Despite the fact that his label has long appealed directly to the audiophile movement, Alexander feels like a fish out of water within that world:
"The only analog movement as such that exists is that of the so-called audiophile. But their reasoning is wrong, you see. It's a sort of an ego thing: 'Come and listen to my woofers . . . see how wonderfully they reproduce this race car or some helicopter from a Pink Floyd album.' "
The Ry Cooder connection came through well-known guitar- builder-to-the-stars, Rick Turner, a fan of Alexander's recording projects. When Turner heard a recording of V.M. Bhatt's Indian slide guitar music, an album called "Saradamani," he knew that Cooder would be interested.
In fact, Cooder was so interested that he suggested a duet. Alexander was thrilled at the prospect. Alexander confessed: "He's been a hero to me secretly, for a long time. One thing I liked about Ry was that, instead of trying to be exotic and bringing somebody from the rain forest, he found it right here in America."
Cooder and Bhatt, joined by tabla player Sukhvinder Singh Namdhari and Cooder's son, Joachim Cooder, on dumbek (an African drum), were brought together on one fateful night in Santa Barbara.
Then in the midst of recording the soundtrack to the film "Trespass," Cooder drove up, met his musical comrade, set up in the chapel of St. Anthony's Seminary and proceeded to play, improvisationally, for a few hours. The fruits are on record, for all to hear.

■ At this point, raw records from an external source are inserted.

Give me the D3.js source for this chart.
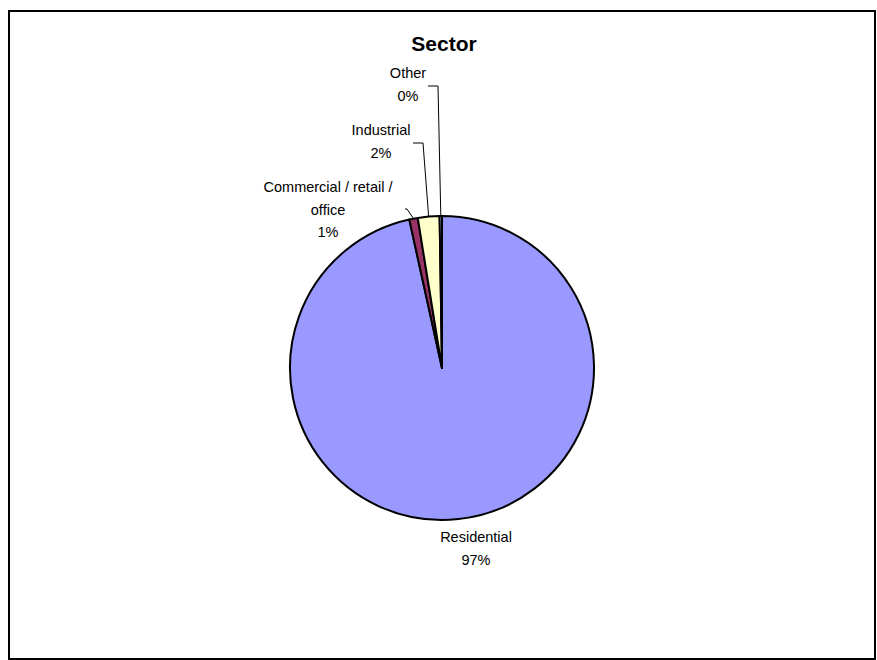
<!DOCTYPE html>
<html>
<head>
<meta charset="utf-8">
<script src="https://cdn.jsdelivr.net/npm/d3@7"></script>
<style>
  html, body { margin: 0; padding: 0; background: #fff; }
  svg { display: block; }
  text { font-family: "Liberation Sans", Arial, sans-serif; fill: #000; }
</style>
</head>
<body>
<svg id="chart" width="877" height="660"></svg>
<script>
// Share of projects by sector
const categories = ["Residential", "Commercial / retail / office", "Industrial", "Other"];
const values = [96.55, 0.9, 2.3, 0.25];
const colors = ["#9999FF", "#993366", "#FFFFCC", "#CCFFFF"];
const title = "Sector";

// Label text split over lines (name wraps like the original)
const labelLines = [
  ["Residential"],
  ["Commercial / retail /", "office"],
  ["Industrial"],
  ["Other"]
];

// Label placement: centre x, first baseline, and leader elbow (if any)
const labelLayout = [
  { x: 476, y: 542, leader: null },
  { x: 328, y: 192, leader: [[405, 209], [407, 209]] },
  { x: 381, y: 135, leader: [[413, 143], [423, 143]] },
  { x: 408, y: 78,  leader: [[428, 86], [438, 86]] }
];

const W = 877, H = 660;
const cx = 442, cy = 368, R = 152;
const lineGap = 22.5;

const svg = d3.select("#chart");

// Outer frame
svg.append("rect")
  .attr("x", 9).attr("y", 11)
  .attr("width", 866).attr("height", 648)
  .attr("fill", "#fff")
  .attr("stroke", "#000")
  .attr("stroke-width", 2);

svg.append("text")
  .attr("x", 444).attr("y", 51)
  .attr("text-anchor", "middle")
  .style("font-size", "21px")
  .style("font-weight", "bold")
  .text(title);

const data = categories.map((c, i) => ({ name: c, value: values[i], color: colors[i], idx: i }));
const total = d3.sum(values);

const pie = d3.pie().value(d => d.value).sort(null).startAngle(0).endAngle(2 * Math.PI);
const arc = d3.arc().innerRadius(0).outerRadius(R);
const arcs = pie(data);

const g = svg.append("g").attr("transform", `translate(${cx},${cy})`);

g.selectAll("path.slice")
  .data(arcs)
  .join("path")
  .attr("class", "slice")
  .attr("d", arc)
  .attr("fill", d => d.data.color)
  .attr("stroke", "#000")
  .attr("stroke-width", 2)
  .attr("stroke-linejoin", "round");

// Labels and leader lines
const pct = v => Math.round(v / total * 100) + "%";

arcs.forEach((a, i) => {
  const lay = labelLayout[i];
  const lines = labelLines[i].concat([pct(a.data.value)]);
  const t = svg.append("text")
    .attr("text-anchor", "middle")
    .style("font-size", "14.5px");
  lines.forEach((ln, k) => {
    t.append("tspan")
      .attr("x", lay.x)
      .attr("y", lay.y + k * lineGap)
      .text(ln);
  });

  if (lay.leader) {
    const mid = (a.startAngle + a.endAngle) / 2;
    const edge = [cx + R * Math.sin(mid), cy - R * Math.cos(mid)];
    const pts = lay.leader.concat([edge]);
    svg.append("path")
      .attr("d", d3.line()(pts))
      .attr("fill", "none")
      .attr("stroke", "#000")
      .attr("stroke-width", 1);
  }
});
</script>
</body>
</html>
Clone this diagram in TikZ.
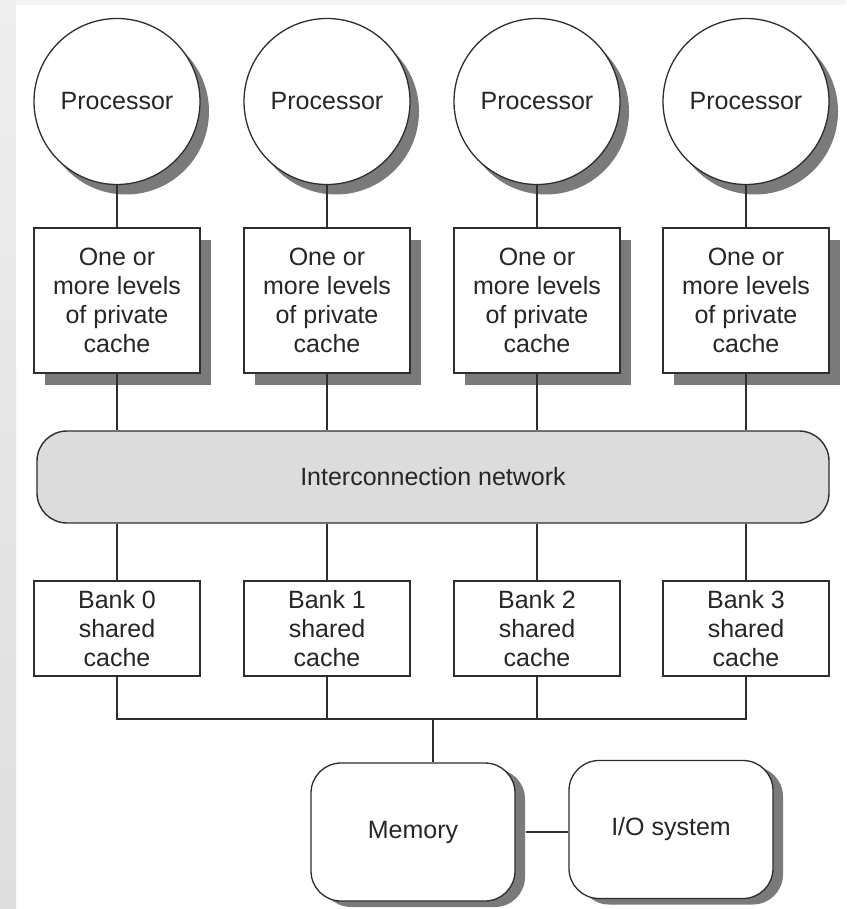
\documentclass[tikz,border=0pt]{standalone}
\usepackage{fontspec}
\setmainfont{Liberation Sans}
\usetikzlibrary{shadows}
\definecolor{ln}{HTML}{2E2E2E}
\definecolor{txt}{HTML}{262626}
\definecolor{shd}{HTML}{7A7A7A}
\definecolor{netfill}{HTML}{DCDCDC}
\definecolor{pagetop}{HTML}{F4F4F4}
\definecolor{stripa}{HTML}{EEEEEE}
\definecolor{stripb}{HTML}{DEDEDE}
\begin{document}
\begin{tikzpicture}[x=1pt,y=-1pt,
  every node/.style={font=\fontsize{25}{29}\selectfont, text=txt, align=center},
  proc/.style={circle, draw=ln, line width=1.3pt, fill=white,
    minimum size=166pt, inner sep=0pt,
    drop shadow={shadow xshift=9pt, shadow yshift=-10pt, fill=shd, opacity=1}},
  privbox/.style={rectangle, draw=ln, line width=1.4pt, fill=white,
    minimum width=166pt, minimum height=145pt, inner sep=0pt,
    drop shadow={shadow xshift=11pt, shadow yshift=-12pt, fill=shd, opacity=1}},
  bankbox/.style={rectangle, draw=ln, line width=1.4pt, fill=white,
    minimum width=166pt, minimum height=95pt, inner sep=0pt},
  netbox/.style={rectangle, rounded corners=30pt, draw=ln, line width=1.4pt,
    fill=netfill, minimum width=792pt, minimum height=92pt, inner sep=0pt},
  sysbox/.style={rectangle, rounded corners=30pt, draw=ln, line width=1.3pt,
    fill=white, minimum width=204pt, minimum height=138pt, inner sep=0pt,
    drop shadow={shadow xshift=10pt, shadow yshift=-6pt, fill=shd, opacity=1}},
  thin/.style={draw=ln, line width=1.3pt},
  thick/.style={draw=ln, line width=2.6pt},
]
\useasboundingbox (0,0) rectangle (846,909);
% page background
\fill[white] (0,0) rectangle (846,909);
\fill[pagetop] (16,0) rectangle (846,5);
\shade[top color=stripa, bottom color=stripb] (0,0) rectangle (16,909);

% processors and their private caches
\foreach \i/\x in {0/117,1/327,2/537,3/746} {
  \node[proc] (p\i) at (\x,101.5) {Processor};
  \node[privbox] (c\i) at (\x,300.5) {One or\\more levels\\of private\\cache};
}

% interconnection network
\node[netbox] (net) at (433,477) {Interconnection network};

% shared cache banks
\foreach \i/\x in {0/117,1/327,2/537,3/746} {
  \node[bankbox] (b\i) at (\x,628.5) {Bank \i\\shared\\cache};
}

% memory and I/O
\node[sysbox] (mem) at (413,832) {Memory};
\node[sysbox] (io) at (671,829.5) {I/O system};

% connectors
\foreach \i in {0,1,2,3} {
  \draw[thin] (p\i.south) -- (c\i.north);
  \draw[thick] (c\i.south) -- (c\i.south |- net.north);
  \draw[thick] (b\i.north |- net.south) -- (b\i.north);
}
\coordinate (tap) at (433,719);
\draw[thin] (b0.south) -- (b0.south |- tap) -- (b3.south |- tap) -- (b3.south);
\draw[thin] (b1.south) -- (b1.south |- tap);
\draw[thin] (b2.south) -- (b2.south |- tap);
\draw[thick] (tap) -- (tap |- mem.north);
\draw[thin] ([xshift=10pt]mem.east) -- (io.west |- mem.east);
\end{tikzpicture}
\end{document}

While two separate musical traditions merge on the album-Indian classical music and American delta blues-Alexander feels that the chemistry between the musicians puts to rest any suspicions of stylistic dilution.
"It couldn't have worked with anyone else," Alexander said.
"Ry, in my opinion, is the father of what now has been bastardized into world beat. He was doing that on (his album) 'Chicken Skin Music' long before Paul Simon, David Byrne and all these guys jumped on the bandwagon. I feel that those other musicians are neo-colonialists, exploiting these musicians."
Cooder and Bhatt plan to tour together later this year and do further recording.